當年,鄧小平下令對天安門的學生和市民開槍,就是一個非理性的決定——即便對鄧小平本人的利益而言,這也是所有可能的選擇中最壞的那一種。如今,習近平未嘗不可能下令解放軍在中環開槍,只要在開槍之前讓軍警扮演成「暴徒」先動武,就有了開槍的藉口——這樣的決定當然是非理性的,卻是習近平的選項之一。所以,在充分估計到中共和習近平的邪惡的前提下,謹慎而周詳地做好各種預案,才能盡可能地避免天安門慘劇在中環重演。
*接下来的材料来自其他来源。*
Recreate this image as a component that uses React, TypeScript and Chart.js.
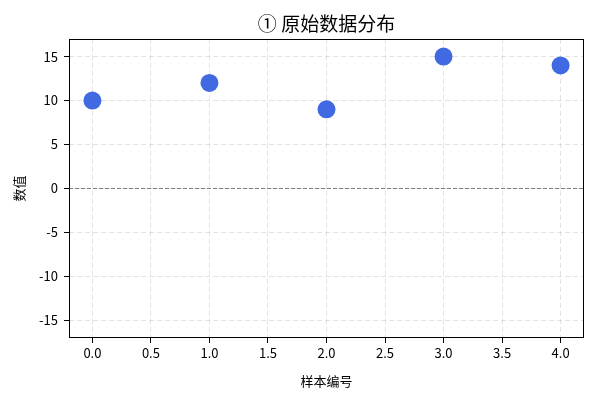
import React, { useEffect, useRef } from "react";
import { Chart, registerables } from "chart.js";

Chart.register(...registerables);

const sampleIndex = [0, 1, 2, 3, 4];
const sampleValues = [10, 12, 9, 15, 14];
const titleText = "① 原始数据分布";
const xLabel = "样本编号";
const yLabel = "数值";

const FONT = "'Noto Sans CJK SC', 'Noto Sans', sans-serif";

const framePlugin = {
  id: "frameAndZero",
  beforeDatasetsDraw(chart: any) {
    const { ctx, chartArea, scales } = chart;
    const y0 = scales.y.getPixelForValue(0);
    ctx.save();
    ctx.strokeStyle = "#808080";
    ctx.lineWidth = 1;
    ctx.setLineDash([4, 2]);
    ctx.beginPath();
    ctx.moveTo(chartArea.left, y0);
    ctx.lineTo(chartArea.right, y0);
    ctx.stroke();
    ctx.setLineDash([]);
    ctx.strokeStyle = "#000";
    ctx.lineWidth = 1;
    ctx.strokeRect(
      Math.round(chartArea.left) + 0.5,
      Math.round(chartArea.top) + 0.5,
      Math.round(chartArea.right - chartArea.left) - 1,
      Math.round(chartArea.bottom - chartArea.top) - 1
    );
    ctx.restore();
  },
  afterDraw(chart: any) {
    const { ctx, chartArea } = chart;
    ctx.save();
    ctx.fillStyle = "#000";
    ctx.font = `19px ${FONT}`;
    ctx.textAlign = "center";
    ctx.textBaseline = "middle";
    ctx.fillText(titleText, (chartArea.left + chartArea.right) / 2, 24);
    ctx.restore();
  },
};

export default function App() {
  const ref = useRef<HTMLCanvasElement>(null);
  useEffect(() => {
    document.body.style.margin = "0";
    const chart = new Chart(ref.current!, {
      type: "scatter",
      data: {
        datasets: [
          {
            data: sampleIndex.map((x, i) => ({ x, y: sampleValues[i] })),
            backgroundColor: "#4169E1",
            borderColor: "#4169E1",
            borderWidth: 0,
            pointRadius: 9,
            pointHoverRadius: 9,
          },
        ],
      },
      options: {
        animation: false,
        responsive: false,
        maintainAspectRatio: false,
        layout: { padding: { left: 7, right: 16, top: 39, bottom: 7 } },
        plugins: {
          legend: { display: false },
          tooltip: { enabled: false },
          title: { display: false },
        },
        scales: {
          x: {
            type: "linear",
            min: -0.2,
            max: 4.2,
            afterFit: (s: any) => {
              s.height = 55;
            },
            ticks: {
              stepSize: 0.5,
              includeBounds: false,
              color: "#000",
              font: { family: FONT, size: 13 },
              padding: 2,
              maxRotation: 0,
              callback: (v: any) => Number(v).toFixed(1),
            },
            grid: {
              color: "rgba(176,176,176,0.35)",
              tickColor: "#000",
              tickLength: 5,
              drawTicks: true,
            },
            border: { display: false, dash: [5, 3] },
            title: {
              display: true,
              text: xLabel,
              color: "#000",
              font: { family: FONT, size: 13 },
              padding: { top: 4 },
            },
          },
          y: {
            type: "linear",
            min: -17,
            max: 17,
            afterFit: (s: any) => {
              s.width = 62;
            },
            ticks: {
              stepSize: 5,
              includeBounds: false,
              color: "#000",
              font: { family: FONT, size: 13 },
              padding: 6,
            },
            grid: {
              color: "rgba(176,176,176,0.35)",
              tickColor: "#000",
              tickLength: 5,
              drawTicks: true,
            },
            border: { display: false, dash: [5, 3] },
            title: {
              display: true,
              text: yLabel,
              color: "#000",
              font: { family: FONT, size: 13 },
              padding: { bottom: 4 },
            },
          },
        },
      },
      plugins: [framePlugin],
    });
    return () => chart.destroy();
  }, []);
  return (
    <div style={{ position: "absolute", left: 0, top: 0, width: 600, height: 400 }}>
      <canvas ref={ref} width={600} height={400} style={{ width: 600, height: 400 }} />
    </div>
  );
}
這場戰役剛剛拉開序幕。我們有什麼克敵制勝的法寶?正如在獄中的諾貝爾和平獎得主劉曉波所說,與掌握了武力、財富、文宣等工具的中共政權相比,反對派一無所有,唯一擁有的便是道義的力量。就「占領中環」運動而言,這份道義的力量便是愛與公義。在美國、在南非、在波蘭,愛和公義不僅改變了政治體制、社會結構,更改變了人心。今天,香港也能做到。